Alexandra Tsiavou

Medal record

Women's rowing

Representing Greece

Olympic Games

World Rowing Championships

European Rowing Championships

World Rowing U23 Championships

= Alexandra Tsiavou =

Greek rower (born 1985)

Alexandra Tsiavou (Αλεξάνδρα Τσιάβου; born 26 September 1985 in Igoumenitsa) is a Greek rower. She won the bronze medal (along with Christina Giazitzidou) at the 2012 Summer Olympics in London (lightweight double sculls) and she took the 6th place (along with Chrysi Biskitzi) at the 2008 Summer Olympics in Beijing (lightweight double sculls).

She was named the Greek Female Athlete of the Year for the years 2009 and 2010.

==Biography and career==
Tsiavou was born in Igoumenitsa, Greece, where she lives, and her origin is from Vrisella Filiates. As a child she was an athlete of artistic gymnastics but she left that sport due to her height (176 cm). In 1998 she turned to rowing as a member of her local nautical club. Three years later, she was member of the Greek national team for the first time.
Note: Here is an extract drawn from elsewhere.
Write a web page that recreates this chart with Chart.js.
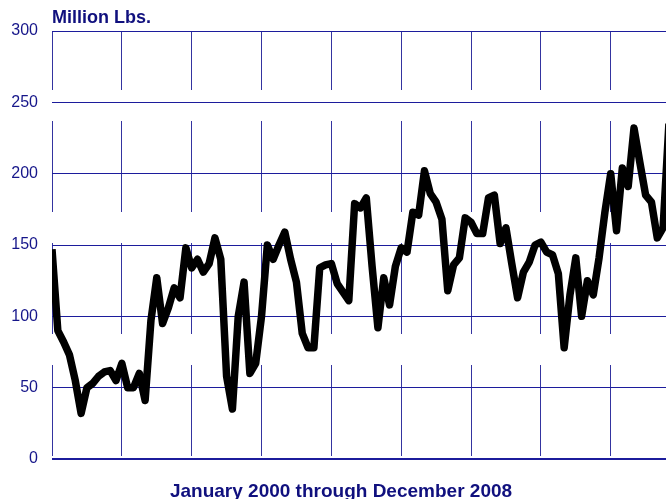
<!DOCTYPE html>
<html>
<head>
<meta charset="utf-8">
<script src="https://cdn.jsdelivr.net/npm/chart.js@4"></script>
<style>
  html, body { margin: 0; padding: 0; background: #ffffff; }
  #wrap { width: 666px; height: 499px; }
</style>
</head>
<body>
<div id="wrap"><canvas id="exports-chart"></canvas></div>
<script>
// Monthly values, million lbs
let y2000 = [147, 90, 82, 73, 55, 32, 50, 53, 58, 61, 62, 55];
let y2001 = [67, 50, 50, 60, 41, 97, 127, 95, 106, 120, 113, 148];
let y2002 = [134, 140, 131, 137, 155, 140, 58, 35, 100, 124, 60, 67];
let y2003 = [100, 150, 140, 150, 159, 140, 124, 88, 78, 78, 134, 136];
let y2004 = [137, 123, 117, 111, 179, 176, 183, 135, 92, 127, 108, 135];
let y2005 = [148, 145, 173, 171, 202, 186, 180, 168, 118, 136, 141, 169];
let y2006 = [166, 158, 158, 183, 185, 151, 162, 137, 113, 131, 138, 150];
let y2007 = [152, 145, 143, 130, 78, 115, 141, 100, 125, 115, 141, 173];
let y2008 = [200, 160, 204, 191, 232, 208, 185, 180, 155, 162, 235, 230];

let years = [2000, 2001, 2002, 2003, 2004, 2005, 2006, 2007, 2008];
let monthNames = ['Jan', 'Feb', 'Mar', 'Apr', 'May', 'Jun', 'Jul', 'Aug', 'Sep', 'Oct', 'Nov', 'Dec'];
let yTicks = [0, 50, 100, 150, 200, 250, 300];

let yAxisTitle = 'Million Lbs.';
let xAxisTitle = 'January 2000 through December 2008';

const navy = '#16168a';
const fontFamily = '"Liberation Sans", Arial, Helvetica, sans-serif';

// month index -> value
let allYears = [y2000, y2001, y2002, y2003, y2004, y2005, y2006, y2007, y2008];
let points = [];
allYears.forEach((vals, yi) => {
    vals.forEach((v, mi) => {
        points.push({ x: yi * 12 + mi, y: v, label: monthNames[mi] + ' ' + years[yi] });
    });
});

// Draws the two free-standing captions
const captionPlugin = {
    id: 'captions',
    afterDraw(chart) {
        const ctx = chart.ctx;
        const area = chart.chartArea;
        ctx.save();
        ctx.fillStyle = '#10107e';
        ctx.textBaseline = 'alphabetic';
        ctx.font = 'bold 18px ' + fontFamily;
        ctx.textAlign = 'left';
        ctx.fillText(yAxisTitle, area.left, 23);
        ctx.font = 'bold 19px ' + fontFamily;
        ctx.textAlign = 'center';
        ctx.fillText(xAxisTitle, 341, 497);
        ctx.restore();
    }
};

new Chart(document.getElementById('exports-chart').getContext('2d'), {
    type: 'line',
    data: {
        datasets: [{
            label: yAxisTitle,
            data: points,
            borderColor: '#000000',
            borderWidth: 7.5,
            borderJoinStyle: 'round',
            pointRadius: 0,
            tension: 0
        }]
    },
    options: {
        responsive: true,
        maintainAspectRatio: false,
        animation: false,
        layout: { padding: { top: 31, bottom: 40, left: 0, right: 0 } },
        plugins: {
            legend: { display: false },
            tooltip: { enabled: false }
        },
        scales: {
            x: {
                type: 'linear',
                min: 0,
                max: 105.5,
                afterFit: (scale) => { scale.height = 0; },
                ticks: { display: false, stepSize: 12, includeBounds: false },
                grid: {
                    color: '#3434a0',
                    lineWidth: 1,
                    drawTicks: false
                },
                border: { display: false, dash: [91, 31], dashOffset: 32 }
            },
            y: {
                min: 0,
                max: 300,
                afterFit: (scale) => { scale.width = 52; },
                afterBuildTicks: (scale) => { scale.ticks = yTicks.map(v => ({ value: v })); },
                ticks: {
                    color: navy,
                    padding: 14,
                    font: { family: fontFamily, size: 16 }
                },
                grid: {
                    color: '#1c1c9c',
                    lineWidth: (c) => (c.tick && c.tick.value === 0 ? 2 : 1),
                    drawTicks: false
                },
                border: { display: false }
            }
        }
    },
    plugins: [captionPlugin]
});
</script>
</body>
</html>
In 2006, she won the bronze medal at the World Rowing Championships. She took the 6th place (along with Chrysi Biskitzi) at the 2008 Summer Olympics in Beijing and in 2009 she won the gold medal along with Christina Giazitzidou at the Poznań's regatta. The following year, Tsiavou won the bronze medal in Karapiro and in 2011 she was first in Bled's world championship. Tsiavou won the bronze medal (along with Christina Giazitzidou) at the 2012 Summer Olympics in London (lightweight double sculls).